### Work instructions:
Return each line of the data below exactly, omitting any pictures.
━━ Data provided ━━
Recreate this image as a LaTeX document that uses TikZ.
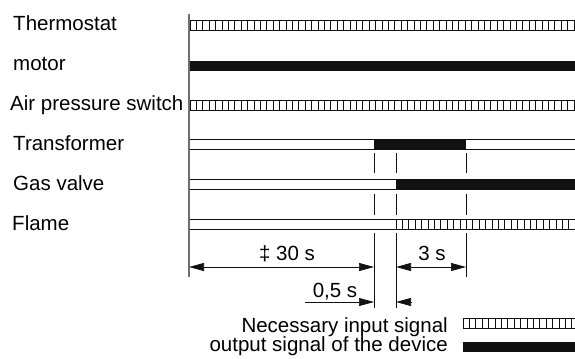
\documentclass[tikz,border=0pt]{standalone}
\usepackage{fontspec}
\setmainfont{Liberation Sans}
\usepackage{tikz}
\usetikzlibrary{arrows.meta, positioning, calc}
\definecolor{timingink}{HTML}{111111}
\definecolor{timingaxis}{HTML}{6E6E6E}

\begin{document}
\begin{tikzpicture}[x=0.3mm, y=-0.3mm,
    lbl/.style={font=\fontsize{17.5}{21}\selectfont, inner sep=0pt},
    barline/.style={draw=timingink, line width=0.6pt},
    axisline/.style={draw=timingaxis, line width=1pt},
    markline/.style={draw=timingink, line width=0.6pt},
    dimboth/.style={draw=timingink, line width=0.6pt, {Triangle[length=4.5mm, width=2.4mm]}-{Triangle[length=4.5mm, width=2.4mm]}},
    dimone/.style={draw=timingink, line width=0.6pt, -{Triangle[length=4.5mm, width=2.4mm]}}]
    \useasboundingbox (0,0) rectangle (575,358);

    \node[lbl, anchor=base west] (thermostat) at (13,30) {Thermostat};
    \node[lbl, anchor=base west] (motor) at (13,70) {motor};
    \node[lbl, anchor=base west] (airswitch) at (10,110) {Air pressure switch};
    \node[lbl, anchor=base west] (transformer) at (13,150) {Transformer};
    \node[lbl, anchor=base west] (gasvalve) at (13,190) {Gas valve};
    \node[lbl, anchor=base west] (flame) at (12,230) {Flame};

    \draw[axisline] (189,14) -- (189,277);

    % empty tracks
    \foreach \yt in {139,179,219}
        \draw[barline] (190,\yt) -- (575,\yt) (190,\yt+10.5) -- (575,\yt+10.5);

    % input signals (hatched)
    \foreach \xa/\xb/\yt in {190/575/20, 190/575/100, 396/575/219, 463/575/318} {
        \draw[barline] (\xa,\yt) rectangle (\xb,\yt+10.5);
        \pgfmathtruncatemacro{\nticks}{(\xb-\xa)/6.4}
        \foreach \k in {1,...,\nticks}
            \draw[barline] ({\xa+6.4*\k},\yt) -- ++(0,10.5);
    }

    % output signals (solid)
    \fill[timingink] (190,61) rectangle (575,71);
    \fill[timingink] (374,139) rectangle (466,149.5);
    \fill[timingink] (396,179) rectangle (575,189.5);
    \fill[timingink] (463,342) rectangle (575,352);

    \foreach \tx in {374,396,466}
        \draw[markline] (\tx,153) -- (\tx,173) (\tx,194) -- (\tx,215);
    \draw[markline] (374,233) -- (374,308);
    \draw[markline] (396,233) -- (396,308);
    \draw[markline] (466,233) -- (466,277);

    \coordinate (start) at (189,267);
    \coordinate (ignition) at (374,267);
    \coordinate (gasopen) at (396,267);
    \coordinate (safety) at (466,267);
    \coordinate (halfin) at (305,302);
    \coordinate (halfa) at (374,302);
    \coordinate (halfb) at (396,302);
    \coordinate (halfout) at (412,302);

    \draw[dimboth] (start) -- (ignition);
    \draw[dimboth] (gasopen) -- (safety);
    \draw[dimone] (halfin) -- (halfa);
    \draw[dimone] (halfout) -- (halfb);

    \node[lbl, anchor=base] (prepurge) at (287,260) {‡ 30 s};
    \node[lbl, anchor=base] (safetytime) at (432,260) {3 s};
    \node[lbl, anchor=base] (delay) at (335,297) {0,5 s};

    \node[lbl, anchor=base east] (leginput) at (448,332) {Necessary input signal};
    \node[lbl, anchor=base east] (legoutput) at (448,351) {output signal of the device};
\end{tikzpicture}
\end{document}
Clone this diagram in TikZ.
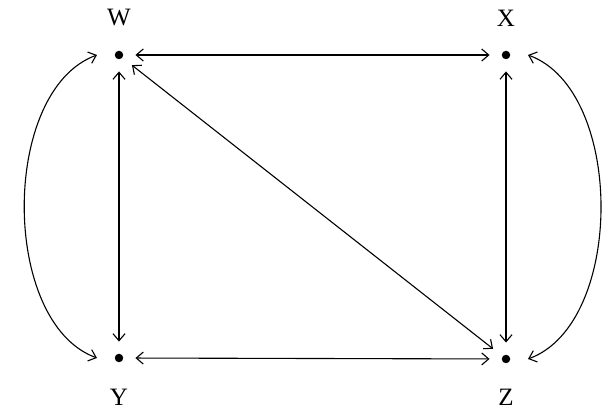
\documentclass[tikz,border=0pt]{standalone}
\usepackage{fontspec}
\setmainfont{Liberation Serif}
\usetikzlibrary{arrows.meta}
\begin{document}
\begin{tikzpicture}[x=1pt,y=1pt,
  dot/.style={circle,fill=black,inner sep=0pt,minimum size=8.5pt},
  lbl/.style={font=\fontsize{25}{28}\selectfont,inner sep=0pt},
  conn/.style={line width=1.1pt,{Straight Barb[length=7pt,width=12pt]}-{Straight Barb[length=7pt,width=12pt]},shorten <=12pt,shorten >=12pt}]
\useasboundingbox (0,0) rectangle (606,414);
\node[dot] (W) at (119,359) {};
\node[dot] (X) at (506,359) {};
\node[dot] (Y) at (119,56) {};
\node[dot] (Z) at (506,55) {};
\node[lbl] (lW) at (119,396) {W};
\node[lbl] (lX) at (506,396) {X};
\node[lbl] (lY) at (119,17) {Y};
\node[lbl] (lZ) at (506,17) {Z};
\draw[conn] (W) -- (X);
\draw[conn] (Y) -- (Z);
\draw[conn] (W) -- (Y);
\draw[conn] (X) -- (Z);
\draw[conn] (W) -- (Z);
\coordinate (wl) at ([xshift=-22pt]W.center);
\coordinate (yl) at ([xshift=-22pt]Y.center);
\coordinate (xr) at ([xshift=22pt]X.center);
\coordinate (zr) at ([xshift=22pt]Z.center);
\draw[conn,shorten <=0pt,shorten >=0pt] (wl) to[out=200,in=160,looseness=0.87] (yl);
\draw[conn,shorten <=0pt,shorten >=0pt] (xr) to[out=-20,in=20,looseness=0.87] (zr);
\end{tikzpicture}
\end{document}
━━━
### Answer to the task:
Recreate this image as a LaTeX document that uses TikZ.
\documentclass[tikz,border=0pt]{standalone}
\usepackage{fontspec}
\setmainfont{Liberation Sans}
\usepackage{tikz}
\usetikzlibrary{arrows.meta, positioning, calc}
\definecolor{timingink}{HTML}{111111}
\definecolor{timingaxis}{HTML}{6E6E6E}

\begin{document}
\begin{tikzpicture}[x=0.3mm, y=-0.3mm,
    lbl/.style={font=\fontsize{17.5}{21}\selectfont, inner sep=0pt},
    barline/.style={draw=timingink, line width=0.6pt},
    axisline/.style={draw=timingaxis, line width=1pt},
    markline/.style={draw=timingink, line width=0.6pt},
    dimboth/.style={draw=timingink, line width=0.6pt, {Triangle[length=4.5mm, width=2.4mm]}-{Triangle[length=4.5mm, width=2.4mm]}},
    dimone/.style={draw=timingink, line width=0.6pt, -{Triangle[length=4.5mm, width=2.4mm]}}]
    \useasboundingbox (0,0) rectangle (575,358);

    \node[lbl, anchor=base west] (thermostat) at (13,30) {Thermostat};
    \node[lbl, anchor=base west] (motor) at (13,70) {motor};
    \node[lbl, anchor=base west] (airswitch) at (10,110) {Air pressure switch};
    \node[lbl, anchor=base west] (transformer) at (13,150) {Transformer};
    \node[lbl, anchor=base west] (gasvalve) at (13,190) {Gas valve};
    \node[lbl, anchor=base west] (flame) at (12,230) {Flame};

    \draw[axisline] (189,14) -- (189,277);

    % empty tracks
    \foreach \yt in {139,179,219}
        \draw[barline] (190,\yt) -- (575,\yt) (190,\yt+10.5) -- (575,\yt+10.5);

    % input signals (hatched)
    \foreach \xa/\xb/\yt in {190/575/20, 190/575/100, 396/575/219, 463/575/318} {
        \draw[barline] (\xa,\yt) rectangle (\xb,\yt+10.5);
        \pgfmathtruncatemacro{\nticks}{(\xb-\xa)/6.4}
        \foreach \k in {1,...,\nticks}
            \draw[barline] ({\xa+6.4*\k},\yt) -- ++(0,10.5);
    }

    % output signals (solid)
    \fill[timingink] (190,61) rectangle (575,71);
    \fill[timingink] (374,139) rectangle (466,149.5);
    \fill[timingink] (396,179) rectangle (575,189.5);
    \fill[timingink] (463,342) rectangle (575,352);

    \foreach \tx in {374,396,466}
        \draw[markline] (\tx,153) -- (\tx,173) (\tx,194) -- (\tx,215);
    \draw[markline] (374,233) -- (374,308);
    \draw[markline] (396,233) -- (396,308);
    \draw[markline] (466,233) -- (466,277);

    \coordinate (start) at (189,267);
    \coordinate (ignition) at (374,267);
    \coordinate (gasopen) at (396,267);
    \coordinate (safety) at (466,267);
    \coordinate (halfin) at (305,302);
    \coordinate (halfa) at (374,302);
    \coordinate (halfb) at (396,302);
    \coordinate (halfout) at (412,302);

    \draw[dimboth] (start) -- (ignition);
    \draw[dimboth] (gasopen) -- (safety);
    \draw[dimone] (halfin) -- (halfa);
    \draw[dimone] (halfout) -- (halfb);

    \node[lbl, anchor=base] (prepurge) at (287,260) {‡ 30 s};
    \node[lbl, anchor=base] (safetytime) at (432,260) {3 s};
    \node[lbl, anchor=base] (delay) at (335,297) {0,5 s};

    \node[lbl, anchor=base east] (leginput) at (448,332) {Necessary input signal};
    \node[lbl, anchor=base east] (legoutput) at (448,351) {output signal of the device};
\end{tikzpicture}
\end{document}
Clone this diagram in TikZ.
\documentclass[tikz,border=0pt]{standalone}
\usepackage{fontspec}
\setmainfont{Liberation Serif}
\usetikzlibrary{arrows.meta}
\begin{document}
\begin{tikzpicture}[x=1pt,y=1pt,
  dot/.style={circle,fill=black,inner sep=0pt,minimum size=8.5pt},
  lbl/.style={font=\fontsize{25}{28}\selectfont,inner sep=0pt},
  conn/.style={line width=1.1pt,{Straight Barb[length=7pt,width=12pt]}-{Straight Barb[length=7pt,width=12pt]},shorten <=12pt,shorten >=12pt}]
\useasboundingbox (0,0) rectangle (606,414);
\node[dot] (W) at (119,359) {};
\node[dot] (X) at (506,359) {};
\node[dot] (Y) at (119,56) {};
\node[dot] (Z) at (506,55) {};
\node[lbl] (lW) at (119,396) {W};
\node[lbl] (lX) at (506,396) {X};
\node[lbl] (lY) at (119,17) {Y};
\node[lbl] (lZ) at (506,17) {Z};
\draw[conn] (W) -- (X);
\draw[conn] (Y) -- (Z);
\draw[conn] (W) -- (Y);
\draw[conn] (X) -- (Z);
\draw[conn] (W) -- (Z);
\coordinate (wl) at ([xshift=-22pt]W.center);
\coordinate (yl) at ([xshift=-22pt]Y.center);
\coordinate (xr) at ([xshift=22pt]X.center);
\coordinate (zr) at ([xshift=22pt]Z.center);
\draw[conn,shorten <=0pt,shorten >=0pt] (wl) to[out=200,in=160,looseness=0.87] (yl);
\draw[conn,shorten <=0pt,shorten >=0pt] (xr) to[out=-20,in=20,looseness=0.87] (zr);
\end{tikzpicture}
\end{document}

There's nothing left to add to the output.